Quien ha proyectado sobre un mismo objeto (que bien podría ser una persona; en este sentido, es el objeto más poderoso que hay) su deseo durante largo tiempo, quedando éste embargado, sin retorno al sujeto, y por tanto ha quedado sometido a dicho objeto –y esto quiere decir privado de libertad (pues ésta es la desvinculación del objeto, la capacidad de redirigir el deseo a nuevos objetos) y también de felicidad (en la medida en que el objeto no era conseguido y por tanto el deseo estaba enajenado)–, y después de tanto tiempo comprende al fin que el objeto en cuestión está perdido para siempre, se ve preso de la máxima desesperación. Porque la enorme inversión hecha se ha perdido, y por tanto la vida se ha desperdiciado; el no retorno del propio deseo se convierte en una pérdida total de sí mismo, una desidentificación absoluta. Pues somos deseo antes que intelecto, dado que el intelecto, al conocer su objeto, no queda retenido en éste, sino que de hecho crece, y puede extenderse a cualquier número de ellos; pero el deseo se queda ligado al objeto y tiende a concentrarse en él, y no a extenderse a otros.

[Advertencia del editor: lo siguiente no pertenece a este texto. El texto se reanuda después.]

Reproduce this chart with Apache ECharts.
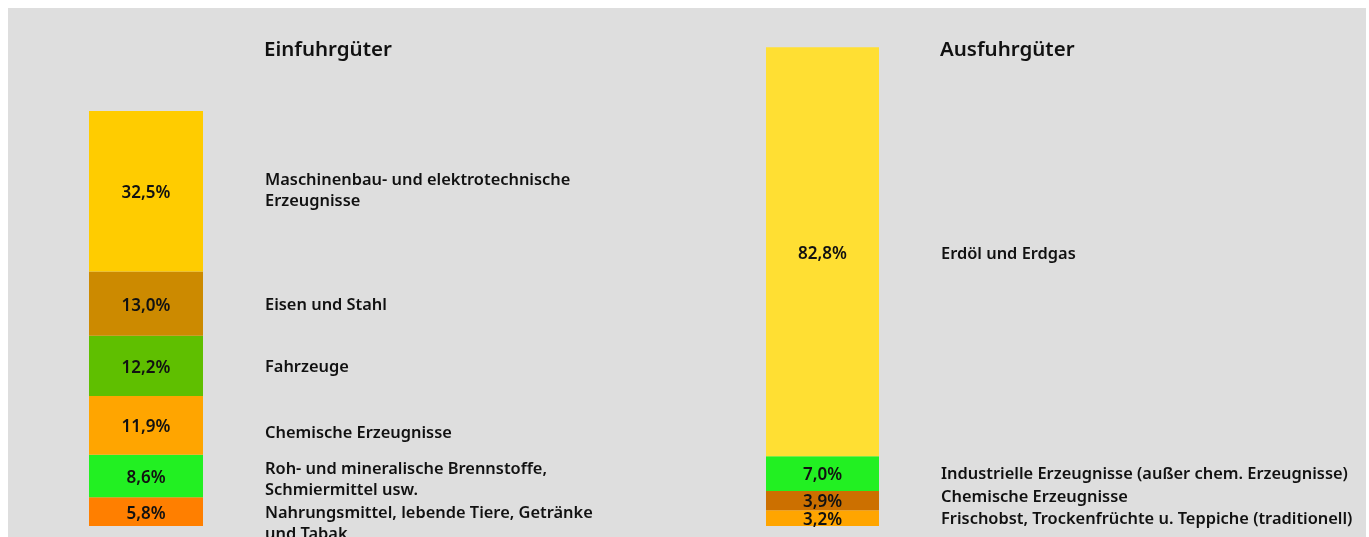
<!DOCTYPE html>
<html><head><meta charset="utf-8">
<script src="https://cdn.jsdelivr.net/npm/echarts@6/dist/echarts.min.js"></script>
<style>html,body{margin:0;padding:0;background:#fff}#c{width:1369px;height:537px}</style>
</head><body><div id="c"></div>
<script>
// Data (top segment first)
const importNames = ['Maschinenbau- und elektrotechnische\nErzeugnisse','Eisen und Stahl','Fahrzeuge','Chemische Erzeugnisse','Roh- und mineralische Brennstoffe,\nSchmiermittel usw.','Nahrungsmittel, lebende Tiere, Getränke\nund Tabak'];
const importValues = [32.5, 13.0, 12.2, 11.9, 8.6, 5.8];
const exportNames = ['Erdöl und Erdgas','Industrielle Erzeugnisse (außer chem. Erzeugnisse)','Chemische Erzeugnisse','Frischobst, Trockenfrüchte u. Teppiche (traditionell)'];
const exportValues = [82.8, 7.0, 3.9, 3.2];
const titles = ['Einfuhrgüter','Ausfuhrgüter'];

// Styles
const importColors = ['#FFCC00','#CC8A00','#5FBF00','#FFA500','#22F022','#FF7F00'];
const exportColors = ['#FFDF33','#22F022','#CC7000','#FFA500'];
const importNameDy = [0,2,1,8,4,12];
const exportNameDy = [2,1,-3,1];
const FONT = 'Noto Sans';

function fmt(v){return v.toFixed(1).replace('.',',')+'%';}

function buildSeries(names, values, colors, dys, gi){
  const s = [];
  for (let i = values.length-1; i >= 0; i--) {
    s.push({
      type:'bar', stack:'v'+gi, xAxisIndex:gi, yAxisIndex:gi, barWidth:'100%', barGap:'-100%',
      data:[values[i]], itemStyle:{color:colors[i]}, silent:true,
      label:{show:true, position:'inside', offset:[0,2], formatter:fmt(values[i]), color:'#111', fontFamily:FONT, fontWeight:600, fontSize:17}
    });
  }
  for (let i = values.length-1; i >= 0; i--) {
    const dy = dys[i];
    s.push({
      type:'bar', stack:'n'+gi, xAxisIndex:gi, yAxisIndex:gi, barWidth:'100%', barGap:'-100%',
      data:[values[i]], itemStyle:{color:'rgba(0,0,0,0)'}, silent:true,
      label:{show:true, position:'right', distance:62, formatter:names[i], color:'#111', fontFamily:FONT, fontWeight:600, fontSize:16.4, lineHeight:21, align:'left'},
      labelLayout:{dy:dy}
    });
  }
  return s;
}

const chart = echarts.init(document.getElementById('c'));
chart.setOption({
  backgroundColor:'#ffffff',
  animation:false,
  graphic:[{type:'rect', z:-10, shape:{x:8,y:8,width:1358,height:540}, style:{fill:'#DEDEDE'}}],
  title:[
    {text:titles[0], left:259, top:35, textStyle:{fontFamily:FONT, fontWeight:600, fontSize:20.5, color:'#111'}},
    {text:titles[1], left:935, top:35, textStyle:{fontFamily:FONT, fontWeight:600, fontSize:20.5, color:'#111'}}
  ],
  grid:[
    {left:89, width:114, top:32, bottom:11},
    {left:766, width:113, top:32, bottom:11}
  ],
  xAxis:[
    {type:'category', gridIndex:0, data:['a'], show:false},
    {type:'category', gridIndex:1, data:['b'], show:false}
  ],
  yAxis:[
    {type:'value', gridIndex:0, min:0, max:100, show:false},
    {type:'value', gridIndex:1, min:0, max:100, show:false}
  ],
  series:[].concat(
    buildSeries(importNames, importValues, importColors, importNameDy, 0),
    buildSeries(exportNames, exportValues, exportColors, exportNameDy, 1)
  )
});
</script></body></html>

El largo camino de vuelta a sí del sujeto, que ha quedado perdido en la irrealización, pasa por la recuperación de la carga desiderativa invertida, pero esto es extremadamente difícil, pues ésta ha de regenerarse, y su pérdida, de hecho, inhibe esa regeneración, entrando en un un círculo vicioso. Cuando se pierde lo que ha sido el centro de todo deseo –cuando se constata que se ha perdido–, se pierde el deseo mismo, sin el cual es imposible la recuperación, por lo menos durante tanto tiempo como aquél estuvo invertido. Uno sólo era "uno mismo" en la síntesis de sí mismo y del objeto con el que se identificaba (pues todo desear profundo supone identificarse con la cosa que investimos con nuestro deseo), y ahora, escindido, ya no puede ser ni siquiera lo que es, porque esa carga se ha perdido, como el tiempo que somos y que hemos gastado con ella. En cuanto que la voluntad es la combinación del intelecto y el deseo, también ésta se ve mermada, inoperante, sin capacidad de enfrentarse a lo que debería para superar el impasse. Toda aspiración y hasta la capacidad misma de querer otra cosa se pierden y se recae en la nostalgia por aquello que no volverá y en lo que vemos reflejado lo que pudimos ser y que ya nunca seremos.

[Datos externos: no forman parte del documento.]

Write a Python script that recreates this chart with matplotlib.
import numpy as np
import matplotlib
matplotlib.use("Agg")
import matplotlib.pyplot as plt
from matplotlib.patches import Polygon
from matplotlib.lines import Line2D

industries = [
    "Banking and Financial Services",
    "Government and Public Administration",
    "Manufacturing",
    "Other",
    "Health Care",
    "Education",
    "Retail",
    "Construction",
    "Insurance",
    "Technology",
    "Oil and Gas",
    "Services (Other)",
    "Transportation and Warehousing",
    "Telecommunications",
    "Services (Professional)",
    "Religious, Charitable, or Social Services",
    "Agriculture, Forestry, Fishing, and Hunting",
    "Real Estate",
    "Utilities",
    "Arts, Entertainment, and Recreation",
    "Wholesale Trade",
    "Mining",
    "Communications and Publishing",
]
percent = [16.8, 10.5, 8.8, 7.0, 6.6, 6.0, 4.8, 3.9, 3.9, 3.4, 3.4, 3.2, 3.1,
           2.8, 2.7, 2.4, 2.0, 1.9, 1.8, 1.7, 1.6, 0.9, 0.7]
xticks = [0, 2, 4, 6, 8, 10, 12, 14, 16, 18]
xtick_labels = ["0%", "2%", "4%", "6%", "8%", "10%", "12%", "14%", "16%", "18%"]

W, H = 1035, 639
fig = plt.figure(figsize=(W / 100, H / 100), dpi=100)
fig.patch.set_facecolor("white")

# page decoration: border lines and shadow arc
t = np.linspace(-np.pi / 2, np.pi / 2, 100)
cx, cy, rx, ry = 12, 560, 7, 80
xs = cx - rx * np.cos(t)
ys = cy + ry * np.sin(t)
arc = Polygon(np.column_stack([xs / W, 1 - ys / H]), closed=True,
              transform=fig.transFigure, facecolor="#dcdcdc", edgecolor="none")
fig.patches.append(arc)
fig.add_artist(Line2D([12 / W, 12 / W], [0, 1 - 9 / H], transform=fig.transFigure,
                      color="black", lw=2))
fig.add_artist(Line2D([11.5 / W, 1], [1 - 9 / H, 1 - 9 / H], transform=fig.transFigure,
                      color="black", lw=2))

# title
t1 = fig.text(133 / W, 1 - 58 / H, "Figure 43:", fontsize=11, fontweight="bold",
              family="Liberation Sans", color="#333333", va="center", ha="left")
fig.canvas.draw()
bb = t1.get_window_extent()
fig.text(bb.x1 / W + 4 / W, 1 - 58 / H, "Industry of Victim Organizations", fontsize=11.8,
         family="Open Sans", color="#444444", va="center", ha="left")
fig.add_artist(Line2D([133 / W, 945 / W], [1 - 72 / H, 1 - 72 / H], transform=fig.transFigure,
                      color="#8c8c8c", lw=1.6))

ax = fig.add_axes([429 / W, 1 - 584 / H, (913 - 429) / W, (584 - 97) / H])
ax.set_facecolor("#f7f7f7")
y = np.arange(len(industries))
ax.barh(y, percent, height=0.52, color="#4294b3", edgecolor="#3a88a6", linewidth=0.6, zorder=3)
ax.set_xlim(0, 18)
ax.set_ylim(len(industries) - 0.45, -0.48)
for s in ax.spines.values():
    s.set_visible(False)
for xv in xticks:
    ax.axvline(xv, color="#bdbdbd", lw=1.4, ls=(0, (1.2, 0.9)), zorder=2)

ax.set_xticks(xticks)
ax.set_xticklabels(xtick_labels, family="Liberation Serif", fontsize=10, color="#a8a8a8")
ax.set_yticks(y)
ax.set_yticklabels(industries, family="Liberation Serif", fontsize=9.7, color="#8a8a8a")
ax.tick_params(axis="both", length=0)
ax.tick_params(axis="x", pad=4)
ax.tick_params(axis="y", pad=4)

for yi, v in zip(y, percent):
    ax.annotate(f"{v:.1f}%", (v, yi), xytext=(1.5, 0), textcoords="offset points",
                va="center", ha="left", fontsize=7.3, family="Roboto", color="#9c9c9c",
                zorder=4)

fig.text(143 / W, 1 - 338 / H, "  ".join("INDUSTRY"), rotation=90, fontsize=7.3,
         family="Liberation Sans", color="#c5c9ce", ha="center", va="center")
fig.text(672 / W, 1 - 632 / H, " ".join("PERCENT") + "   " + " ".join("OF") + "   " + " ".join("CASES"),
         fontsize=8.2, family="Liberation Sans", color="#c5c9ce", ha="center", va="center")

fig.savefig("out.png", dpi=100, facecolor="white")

La vida despojada de voluntad carece de sentido, porque el sentido es precisamente la meta determinada por ella; pero ahora, carente de fuerza, aunque puede poner medios, ya no puede, no sabe, establecer fines. Por eso confunde el querer con el recuerdo e intenta sacar del pasado una orientación para el futuro, recayendo una y otra vez en una impotente melancolía. Sin la impresión de estar dando pasos en una dirección, avanzando hacia algo, todo se convierte en repetición. Y estar atrapado en la repetición, en un bucle del que no se ve salida, porque se da la paradoja de que no se quiere querer nada, salvo aquello perdido, es la pura agonía.